El Segundo has been quietly piling up wins in the South Bay office market, turning into a magnet for aerospace, media, and tech outfits that want coastal perks without Westside price tags. Over the past year, the city’s creative-office conversions and refreshed low-rise campuses have steadily filled up as companies chase talent that craves shorter commutes, beach access, and a critical mass of restaurants and coffee spots. Local brokers say this is starting to look like a long-term shift, not a temporary blip.

According to L.A. Business First, a mix of amenities, walkability, and a strong local talent pool is driving a cross-section of companies to relocate to El Segundo. The outlet tracks recent moves and quotes market players who say the city now competes directly with the Westside when it comes to recruiting and retaining employees.

The numbers back up that storyline. Colliers reports that South Bay vacancy dipped to 23.7% in the third quarter of 2025, with 331,016 square feet of positive net absorption, much of it driven by occupancy gains in El Segundo and neighboring beach markets. Brokers say most of that demand is coming from tenants in search of creative, amenity-heavy space rather than old-school downtown towers.

High-profile leases have followed. Savills pointed to Canvas Worldwide’s roughly 68,000-square-foot lease at 2330 Utah Avenue and a roughly 55,000-square-foot sublease by Varda Space at 888 N. Douglas Street in El Segundo, part of a recent run of sizable deals in the submarket. Those signings highlight how both established ad agencies and newer aerospace players are gravitating to El Segundo’s flexible, high-ceiling building stock.
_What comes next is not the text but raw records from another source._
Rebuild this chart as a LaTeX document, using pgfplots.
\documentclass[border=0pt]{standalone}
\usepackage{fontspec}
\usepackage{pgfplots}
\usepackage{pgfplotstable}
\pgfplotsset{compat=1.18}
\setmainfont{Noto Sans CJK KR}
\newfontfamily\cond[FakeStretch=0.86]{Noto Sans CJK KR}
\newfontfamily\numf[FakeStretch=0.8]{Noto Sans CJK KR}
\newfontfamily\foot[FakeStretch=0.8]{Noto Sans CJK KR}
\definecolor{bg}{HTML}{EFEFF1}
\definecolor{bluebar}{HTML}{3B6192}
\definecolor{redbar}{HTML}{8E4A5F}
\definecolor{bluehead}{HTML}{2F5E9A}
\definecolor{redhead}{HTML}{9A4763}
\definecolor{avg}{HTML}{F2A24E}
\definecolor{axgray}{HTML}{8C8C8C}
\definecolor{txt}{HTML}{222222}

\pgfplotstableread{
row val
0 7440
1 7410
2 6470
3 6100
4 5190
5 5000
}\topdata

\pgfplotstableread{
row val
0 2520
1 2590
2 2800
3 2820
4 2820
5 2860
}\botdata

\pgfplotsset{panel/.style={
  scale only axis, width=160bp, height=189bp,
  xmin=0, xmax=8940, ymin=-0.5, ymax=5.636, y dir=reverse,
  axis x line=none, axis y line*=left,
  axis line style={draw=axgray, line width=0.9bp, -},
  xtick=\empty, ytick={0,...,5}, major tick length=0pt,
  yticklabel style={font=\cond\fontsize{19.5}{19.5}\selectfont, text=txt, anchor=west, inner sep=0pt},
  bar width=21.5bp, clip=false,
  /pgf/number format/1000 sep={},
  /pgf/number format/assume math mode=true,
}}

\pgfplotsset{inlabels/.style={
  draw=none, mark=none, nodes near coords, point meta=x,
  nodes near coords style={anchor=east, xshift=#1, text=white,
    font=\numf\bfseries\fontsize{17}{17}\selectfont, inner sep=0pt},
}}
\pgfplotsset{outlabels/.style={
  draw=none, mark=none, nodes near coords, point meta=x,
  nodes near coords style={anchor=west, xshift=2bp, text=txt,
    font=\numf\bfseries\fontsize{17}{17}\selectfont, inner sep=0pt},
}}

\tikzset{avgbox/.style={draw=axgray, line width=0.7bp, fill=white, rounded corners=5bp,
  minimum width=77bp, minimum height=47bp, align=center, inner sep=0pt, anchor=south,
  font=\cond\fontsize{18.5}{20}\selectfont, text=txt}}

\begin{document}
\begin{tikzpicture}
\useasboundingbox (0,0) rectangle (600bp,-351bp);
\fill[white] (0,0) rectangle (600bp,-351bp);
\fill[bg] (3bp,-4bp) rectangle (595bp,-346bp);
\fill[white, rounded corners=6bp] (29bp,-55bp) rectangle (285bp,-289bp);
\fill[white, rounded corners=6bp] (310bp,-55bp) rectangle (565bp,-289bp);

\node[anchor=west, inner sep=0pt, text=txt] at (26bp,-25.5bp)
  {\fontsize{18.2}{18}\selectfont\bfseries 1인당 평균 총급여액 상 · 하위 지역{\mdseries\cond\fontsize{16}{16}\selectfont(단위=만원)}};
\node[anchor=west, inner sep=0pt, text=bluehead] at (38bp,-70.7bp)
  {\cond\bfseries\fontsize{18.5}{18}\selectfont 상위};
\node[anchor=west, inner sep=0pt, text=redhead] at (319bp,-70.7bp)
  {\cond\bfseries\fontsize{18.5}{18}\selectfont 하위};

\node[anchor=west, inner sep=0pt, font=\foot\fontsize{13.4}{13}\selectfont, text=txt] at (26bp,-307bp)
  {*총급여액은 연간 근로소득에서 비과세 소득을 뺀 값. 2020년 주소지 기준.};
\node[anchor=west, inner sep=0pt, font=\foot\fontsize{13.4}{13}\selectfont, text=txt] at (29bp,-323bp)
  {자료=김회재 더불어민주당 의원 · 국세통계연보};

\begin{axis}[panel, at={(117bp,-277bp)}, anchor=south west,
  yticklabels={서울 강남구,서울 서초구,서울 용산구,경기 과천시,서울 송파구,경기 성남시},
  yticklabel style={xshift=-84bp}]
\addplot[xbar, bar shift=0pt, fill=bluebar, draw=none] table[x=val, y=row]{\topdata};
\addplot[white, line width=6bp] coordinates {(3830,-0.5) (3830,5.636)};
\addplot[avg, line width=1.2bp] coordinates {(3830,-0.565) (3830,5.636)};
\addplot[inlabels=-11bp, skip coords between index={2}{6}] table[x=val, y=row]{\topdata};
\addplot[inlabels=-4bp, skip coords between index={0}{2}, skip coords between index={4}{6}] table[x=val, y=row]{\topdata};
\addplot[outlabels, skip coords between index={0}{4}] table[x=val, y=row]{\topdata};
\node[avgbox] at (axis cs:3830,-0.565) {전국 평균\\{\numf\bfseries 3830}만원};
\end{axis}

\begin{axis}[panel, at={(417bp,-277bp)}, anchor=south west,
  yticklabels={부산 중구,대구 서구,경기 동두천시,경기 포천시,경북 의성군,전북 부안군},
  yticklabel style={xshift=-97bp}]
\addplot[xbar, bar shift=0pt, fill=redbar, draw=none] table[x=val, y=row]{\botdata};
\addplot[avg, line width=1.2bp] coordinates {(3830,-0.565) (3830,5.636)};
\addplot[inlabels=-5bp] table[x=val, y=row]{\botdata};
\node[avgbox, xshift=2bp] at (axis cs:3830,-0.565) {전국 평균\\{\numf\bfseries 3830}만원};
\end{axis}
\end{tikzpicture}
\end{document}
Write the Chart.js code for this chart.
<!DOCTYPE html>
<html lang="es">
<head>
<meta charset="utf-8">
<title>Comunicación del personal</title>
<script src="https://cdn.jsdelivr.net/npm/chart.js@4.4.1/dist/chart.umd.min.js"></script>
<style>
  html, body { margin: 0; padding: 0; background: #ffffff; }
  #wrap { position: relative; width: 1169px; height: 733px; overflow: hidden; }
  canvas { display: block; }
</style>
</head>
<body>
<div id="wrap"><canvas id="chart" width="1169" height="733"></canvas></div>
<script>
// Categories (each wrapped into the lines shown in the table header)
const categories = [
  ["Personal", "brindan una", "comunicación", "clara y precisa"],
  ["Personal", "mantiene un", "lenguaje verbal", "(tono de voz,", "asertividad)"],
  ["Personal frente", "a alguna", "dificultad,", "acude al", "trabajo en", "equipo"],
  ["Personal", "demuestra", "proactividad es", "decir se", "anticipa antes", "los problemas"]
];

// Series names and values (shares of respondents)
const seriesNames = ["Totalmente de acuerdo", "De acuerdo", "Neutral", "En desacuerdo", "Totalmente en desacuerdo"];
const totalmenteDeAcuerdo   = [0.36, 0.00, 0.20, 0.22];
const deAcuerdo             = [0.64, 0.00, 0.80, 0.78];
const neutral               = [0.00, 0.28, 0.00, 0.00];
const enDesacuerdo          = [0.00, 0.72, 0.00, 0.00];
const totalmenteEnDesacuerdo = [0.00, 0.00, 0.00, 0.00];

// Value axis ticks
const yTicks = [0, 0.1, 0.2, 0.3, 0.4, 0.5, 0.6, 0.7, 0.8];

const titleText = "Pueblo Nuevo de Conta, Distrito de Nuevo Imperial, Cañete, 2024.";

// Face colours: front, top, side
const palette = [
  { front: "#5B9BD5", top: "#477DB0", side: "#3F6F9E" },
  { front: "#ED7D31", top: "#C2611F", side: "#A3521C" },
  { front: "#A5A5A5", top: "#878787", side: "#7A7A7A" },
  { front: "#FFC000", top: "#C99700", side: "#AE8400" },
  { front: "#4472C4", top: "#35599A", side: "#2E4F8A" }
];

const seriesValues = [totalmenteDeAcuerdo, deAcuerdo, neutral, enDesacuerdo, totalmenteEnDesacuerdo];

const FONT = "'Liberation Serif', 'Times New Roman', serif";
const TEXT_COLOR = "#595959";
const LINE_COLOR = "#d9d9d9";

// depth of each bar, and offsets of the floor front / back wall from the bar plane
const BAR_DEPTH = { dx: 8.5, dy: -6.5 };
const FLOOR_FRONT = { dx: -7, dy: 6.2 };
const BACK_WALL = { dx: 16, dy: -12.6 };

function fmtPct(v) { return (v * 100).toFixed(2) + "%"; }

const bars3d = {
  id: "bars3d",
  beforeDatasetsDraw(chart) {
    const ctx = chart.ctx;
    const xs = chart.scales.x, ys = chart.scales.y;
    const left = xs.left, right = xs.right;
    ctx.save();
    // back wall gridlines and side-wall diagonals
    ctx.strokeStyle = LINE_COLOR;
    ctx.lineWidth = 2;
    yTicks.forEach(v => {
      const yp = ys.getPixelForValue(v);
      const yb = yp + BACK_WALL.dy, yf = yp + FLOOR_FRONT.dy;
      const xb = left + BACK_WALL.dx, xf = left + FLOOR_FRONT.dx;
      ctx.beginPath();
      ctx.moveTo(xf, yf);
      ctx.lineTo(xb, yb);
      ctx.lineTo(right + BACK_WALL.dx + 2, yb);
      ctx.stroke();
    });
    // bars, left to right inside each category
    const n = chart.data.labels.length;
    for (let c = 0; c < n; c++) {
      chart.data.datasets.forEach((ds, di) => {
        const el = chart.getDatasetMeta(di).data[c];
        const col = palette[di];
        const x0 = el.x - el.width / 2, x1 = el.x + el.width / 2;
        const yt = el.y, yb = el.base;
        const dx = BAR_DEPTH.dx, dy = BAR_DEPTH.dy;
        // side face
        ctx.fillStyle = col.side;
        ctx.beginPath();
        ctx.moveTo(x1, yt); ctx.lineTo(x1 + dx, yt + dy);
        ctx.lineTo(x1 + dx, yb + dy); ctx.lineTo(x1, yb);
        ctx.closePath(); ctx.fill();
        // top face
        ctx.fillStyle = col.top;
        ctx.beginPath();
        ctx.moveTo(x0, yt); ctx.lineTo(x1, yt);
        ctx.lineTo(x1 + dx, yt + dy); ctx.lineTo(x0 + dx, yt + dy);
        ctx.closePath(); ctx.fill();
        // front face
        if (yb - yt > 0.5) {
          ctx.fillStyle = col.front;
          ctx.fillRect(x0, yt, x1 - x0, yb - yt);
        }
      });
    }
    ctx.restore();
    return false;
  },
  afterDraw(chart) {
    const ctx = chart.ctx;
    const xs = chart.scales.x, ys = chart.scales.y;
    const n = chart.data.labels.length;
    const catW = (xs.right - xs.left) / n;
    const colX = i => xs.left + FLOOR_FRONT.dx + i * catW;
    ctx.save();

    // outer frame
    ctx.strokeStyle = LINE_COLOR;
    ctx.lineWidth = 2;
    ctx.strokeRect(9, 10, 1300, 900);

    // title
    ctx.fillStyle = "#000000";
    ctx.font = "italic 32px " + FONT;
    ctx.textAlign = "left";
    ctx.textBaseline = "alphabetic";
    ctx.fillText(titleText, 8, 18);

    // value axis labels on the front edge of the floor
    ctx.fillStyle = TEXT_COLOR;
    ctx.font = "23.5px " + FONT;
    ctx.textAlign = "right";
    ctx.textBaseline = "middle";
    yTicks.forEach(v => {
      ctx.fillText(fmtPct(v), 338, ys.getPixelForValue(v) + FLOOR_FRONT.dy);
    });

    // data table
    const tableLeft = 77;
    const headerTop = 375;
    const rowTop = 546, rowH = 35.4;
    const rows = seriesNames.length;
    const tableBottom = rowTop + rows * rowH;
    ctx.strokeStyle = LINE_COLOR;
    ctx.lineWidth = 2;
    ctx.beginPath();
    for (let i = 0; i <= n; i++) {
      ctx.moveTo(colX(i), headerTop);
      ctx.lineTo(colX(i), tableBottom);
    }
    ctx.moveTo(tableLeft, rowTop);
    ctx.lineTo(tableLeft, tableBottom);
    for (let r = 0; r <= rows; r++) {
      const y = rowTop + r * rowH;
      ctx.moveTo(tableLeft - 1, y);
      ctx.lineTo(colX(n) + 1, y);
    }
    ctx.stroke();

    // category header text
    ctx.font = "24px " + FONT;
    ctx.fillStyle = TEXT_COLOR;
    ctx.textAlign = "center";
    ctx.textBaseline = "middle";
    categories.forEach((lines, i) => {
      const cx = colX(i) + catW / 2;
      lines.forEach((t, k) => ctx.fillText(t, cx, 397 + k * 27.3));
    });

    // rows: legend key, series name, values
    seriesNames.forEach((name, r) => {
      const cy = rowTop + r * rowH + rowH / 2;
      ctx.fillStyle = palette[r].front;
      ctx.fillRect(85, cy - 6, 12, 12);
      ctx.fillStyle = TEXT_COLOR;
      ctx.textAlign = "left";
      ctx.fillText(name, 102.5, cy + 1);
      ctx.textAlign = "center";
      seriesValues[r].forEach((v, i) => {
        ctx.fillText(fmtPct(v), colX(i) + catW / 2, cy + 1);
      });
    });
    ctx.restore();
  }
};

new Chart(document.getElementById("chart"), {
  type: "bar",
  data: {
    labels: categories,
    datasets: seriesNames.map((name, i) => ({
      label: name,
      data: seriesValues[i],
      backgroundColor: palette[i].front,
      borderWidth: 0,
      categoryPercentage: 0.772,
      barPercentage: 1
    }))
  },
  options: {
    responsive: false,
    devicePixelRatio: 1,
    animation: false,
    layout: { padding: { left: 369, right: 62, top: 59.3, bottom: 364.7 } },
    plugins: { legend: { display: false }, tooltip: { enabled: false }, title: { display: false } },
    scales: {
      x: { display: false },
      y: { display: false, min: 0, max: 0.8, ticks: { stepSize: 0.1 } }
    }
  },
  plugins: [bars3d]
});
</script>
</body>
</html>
Why Companies Are Choosing El Segundo

Brokers say the pitch often starts with commute math. Employees who live in the South Bay or the Westside get shorter or more predictable drives, plus walkable options for lunch and post-work drinks, and beach access that makes the office an easier sell. Tenants like Canvas told The Real Deal they were drawn to distinctive space and perks that include proximity to retail and the coastline. For many firms, asking some staffers to tweak their commute is worth it if it helps hiring and keeps existing teams happy.

Investors Are Betting On It

Owners and investors have been following the tenant trail, buying and repositioning properties to add gyms, outdoor areas, and upgraded lobbies aimed at contemporary office users. Commercial Observer has noted recent acquisitions and a broader “flight to quality” among buyers, a trend that is helping fund the amenity packages landlords now spotlight in their marketing materials.

Outlook For 2026

Analysts expect the current momentum to carry into 2026 as sublease space gradually gets absorbed and occupiers focus on higher-quality creative product. Savills points to steady leasing in the South Bay and says the area is set up for a slow rent recovery as demand concentrates on amenity-rich buildings. That trajectory suggests El Segundo is likely to remain a go-to South Bay option for tenants who are either priced out of, or worn out by, traditional Westside commutes.

On the ground, the shift shows up in small but telling ways: heavier daytime foot traffic, new cafes, and incremental retail investment around the office clusters. For workers, it means more choice in where and how they show up to work. For landlords and investors, it is an opening to keep reinvesting in upgrades that help El Segundo hold its edge as the broader Los Angeles office market slowly finds its new balance.